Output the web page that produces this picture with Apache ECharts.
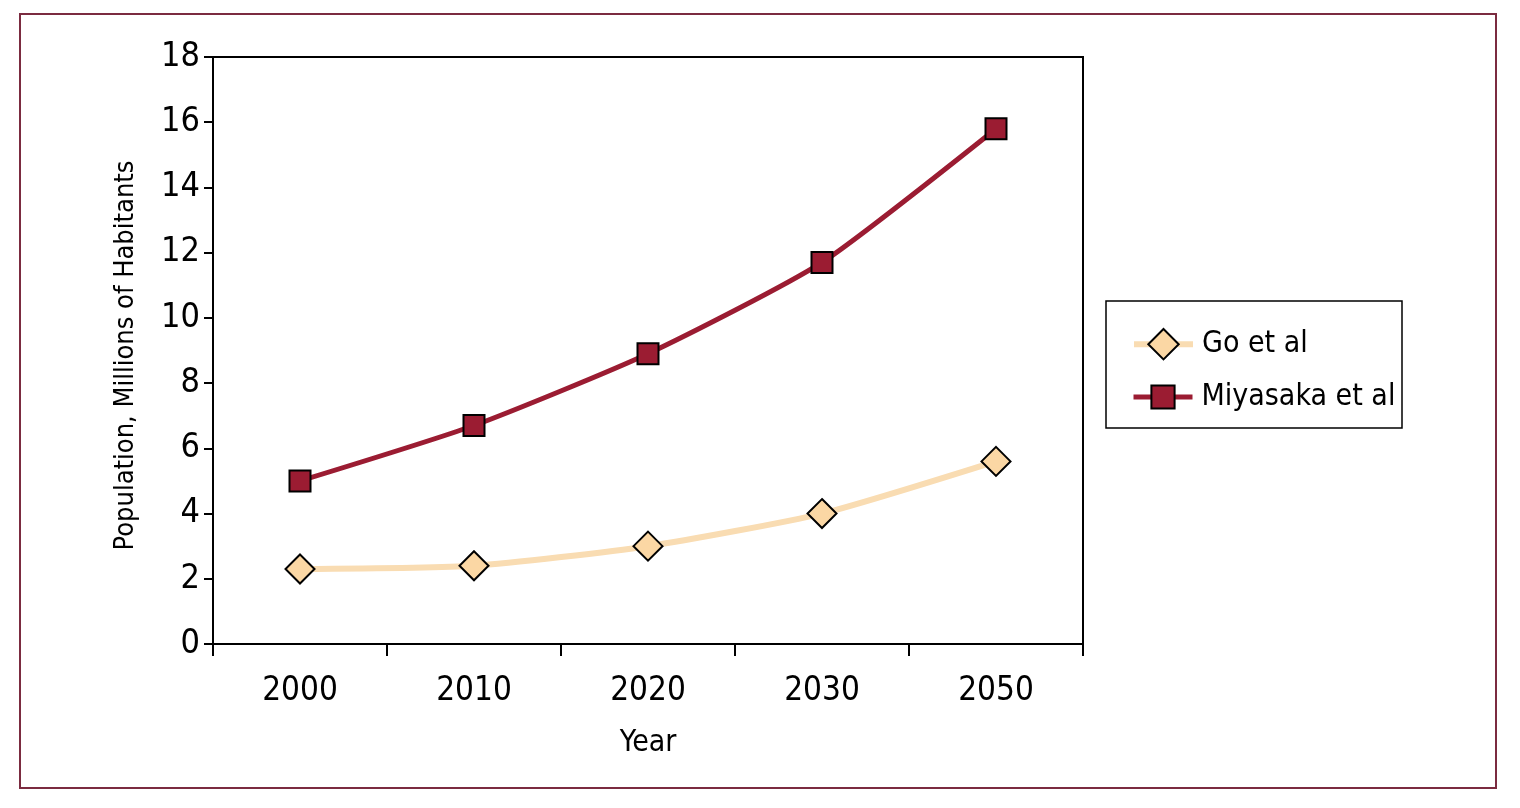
<!DOCTYPE html>
<html><head><meta charset="utf-8">
<script src="https://cdn.jsdelivr.net/npm/echarts@6/dist/echarts.min.js"></script>
<style>html,body{margin:0;padding:0;background:#fff}#c{width:1520px;height:808px}</style>
</head><body><div id="c"></div>
<script>
const years = ['2000', '2010', '2020', '2030', '2050'];
const goEtAl = [2.3, 2.4, 3.0, 4.0, 5.6];
const miyasakaEtAl = [5.0, 6.7, 8.9, 11.7, 15.8];
const yTicks = { min: 0, max: 18, interval: 2 };

const FONT = "'Liberation Sans Narrow', 'DejaVu Sans Condensed', sans-serif";
const legendText = { fontFamily: FONT, fontSize: 30, color: '#000', padding: [0, 0, 0, 4] };
const chart = echarts.init(document.getElementById('c'));
chart.setOption({
  backgroundColor: '#fff',
  animation: false,
  graphic: [
    { type: 'rect', shape: { x: 20, y: 14, width: 1476, height: 774 }, style: { fill: 'none', stroke: '#7b2b40', lineWidth: 2 } },
    { type: 'rect', shape: { x: 1106, y: 301, width: 296, height: 127 }, style: { fill: '#fff', stroke: '#000', lineWidth: 1.5 }, z: 0 }
  ],
  grid: { left: 213, right: 437, top: 57, bottom: 164, show: true, borderColor: '#000', borderWidth: 2, containLabel: false },
  legend: [
    {
      data: ['Go et al'], orient: 'vertical', left: 1126, top: 323, itemWidth: 59, itemHeight: 38,
      lineStyle: { width: 6 }, textStyle: legendText, z: 10
    },
    {
      data: ['Miyasaka et al'], orient: 'vertical', left: 1126, top: 377, itemWidth: 59, itemHeight: 29,
      lineStyle: { width: 5 }, textStyle: legendText, z: 10
    }
  ],
  xAxis: {
    type: 'category', data: years, boundaryGap: true,
    name: 'Year', nameLocation: 'middle', nameGap: 84,
    nameTextStyle: { fontFamily: FONT, fontSize: 30, color: '#000' },
    axisLine: { lineStyle: { color: '#000', width: 2 } },
    axisTick: { show: true, length: 12, lineStyle: { color: '#000', width: 2 } },
    axisLabel: { fontFamily: FONT, fontSize: 33, color: '#000', margin: 31 },
    splitLine: { show: false }
  },
  yAxis: {
    type: 'value', min: yTicks.min, max: yTicks.max, interval: yTicks.interval,
    name: 'Population, Millions of Habitants', nameLocation: 'middle', nameGap: 74,
    nameTextStyle: { fontFamily: FONT, fontSize: 27, color: '#000', padding: [0, 0, 0, -10] },
    axisLine: { show: true, lineStyle: { color: '#000', width: 2 } },
    axisTick: { show: true, length: 9, lineStyle: { color: '#000', width: 2 } },
    axisLabel: { fontFamily: FONT, fontSize: 34, color: '#000', margin: 13 },
    splitLine: { show: false }
  },
  series: [
    {
      name: 'Go et al', type: 'line', data: goEtAl, smooth: 0.2,
      symbol: 'diamond', symbolSize: 29,
      lineStyle: { color: '#f9dcb2', width: 6 },
      itemStyle: { color: '#fbd7a4', borderColor: '#000', borderWidth: 2 }
    },
    {
      name: 'Miyasaka et al', type: 'line', data: miyasakaEtAl, smooth: 0.2,
      symbol: 'rect', symbolSize: 21,
      lineStyle: { color: '#9b1c32', width: 5 },
      itemStyle: { color: '#9b1c32', borderColor: '#000', borderWidth: 2 }
    }
  ]
});
</script></body></html>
------------------------------------
Written task – Copy out all the data exactly; skip the pictures.

Exercise result –
Output the web page that produces this picture with Apache ECharts.
<!DOCTYPE html>
<html><head><meta charset="utf-8">
<script src="https://cdn.jsdelivr.net/npm/echarts@6/dist/echarts.min.js"></script>
<style>html,body{margin:0;padding:0;background:#fff}#c{width:1520px;height:808px}</style>
</head><body><div id="c"></div>
<script>
const years = ['2000', '2010', '2020', '2030', '2050'];
const goEtAl = [2.3, 2.4, 3.0, 4.0, 5.6];
const miyasakaEtAl = [5.0, 6.7, 8.9, 11.7, 15.8];
const yTicks = { min: 0, max: 18, interval: 2 };

const FONT = "'Liberation Sans Narrow', 'DejaVu Sans Condensed', sans-serif";
const legendText = { fontFamily: FONT, fontSize: 30, color: '#000', padding: [0, 0, 0, 4] };
const chart = echarts.init(document.getElementById('c'));
chart.setOption({
  backgroundColor: '#fff',
  animation: false,
  graphic: [
    { type: 'rect', shape: { x: 20, y: 14, width: 1476, height: 774 }, style: { fill: 'none', stroke: '#7b2b40', lineWidth: 2 } },
    { type: 'rect', shape: { x: 1106, y: 301, width: 296, height: 127 }, style: { fill: '#fff', stroke: '#000', lineWidth: 1.5 }, z: 0 }
  ],
  grid: { left: 213, right: 437, top: 57, bottom: 164, show: true, borderColor: '#000', borderWidth: 2, containLabel: false },
  legend: [
    {
      data: ['Go et al'], orient: 'vertical', left: 1126, top: 323, itemWidth: 59, itemHeight: 38,
      lineStyle: { width: 6 }, textStyle: legendText, z: 10
    },
    {
      data: ['Miyasaka et al'], orient: 'vertical', left: 1126, top: 377, itemWidth: 59, itemHeight: 29,
      lineStyle: { width: 5 }, textStyle: legendText, z: 10
    }
  ],
  xAxis: {
    type: 'category', data: years, boundaryGap: true,
    name: 'Year', nameLocation: 'middle', nameGap: 84,
    nameTextStyle: { fontFamily: FONT, fontSize: 30, color: '#000' },
    axisLine: { lineStyle: { color: '#000', width: 2 } },
    axisTick: { show: true, length: 12, lineStyle: { color: '#000', width: 2 } },
    axisLabel: { fontFamily: FONT, fontSize: 33, color: '#000', margin: 31 },
    splitLine: { show: false }
  },
  yAxis: {
    type: 'value', min: yTicks.min, max: yTicks.max, interval: yTicks.interval,
    name: 'Population, Millions of Habitants', nameLocation: 'middle', nameGap: 74,
    nameTextStyle: { fontFamily: FONT, fontSize: 27, color: '#000', padding: [0, 0, 0, -10] },
    axisLine: { show: true, lineStyle: { color: '#000', width: 2 } },
    axisTick: { show: true, length: 9, lineStyle: { color: '#000', width: 2 } },
    axisLabel: { fontFamily: FONT, fontSize: 34, color: '#000', margin: 13 },
    splitLine: { show: false }
  },
  series: [
    {
      name: 'Go et al', type: 'line', data: goEtAl, smooth: 0.2,
      symbol: 'diamond', symbolSize: 29,
      lineStyle: { color: '#f9dcb2', width: 6 },
      itemStyle: { color: '#fbd7a4', borderColor: '#000', borderWidth: 2 }
    },
    {
      name: 'Miyasaka et al', type: 'line', data: miyasakaEtAl, smooth: 0.2,
      symbol: 'rect', symbolSize: 21,
      lineStyle: { color: '#9b1c32', width: 5 },
      itemStyle: { color: '#9b1c32', borderColor: '#000', borderWidth: 2 }
    }
  ]
});
</script></body></html>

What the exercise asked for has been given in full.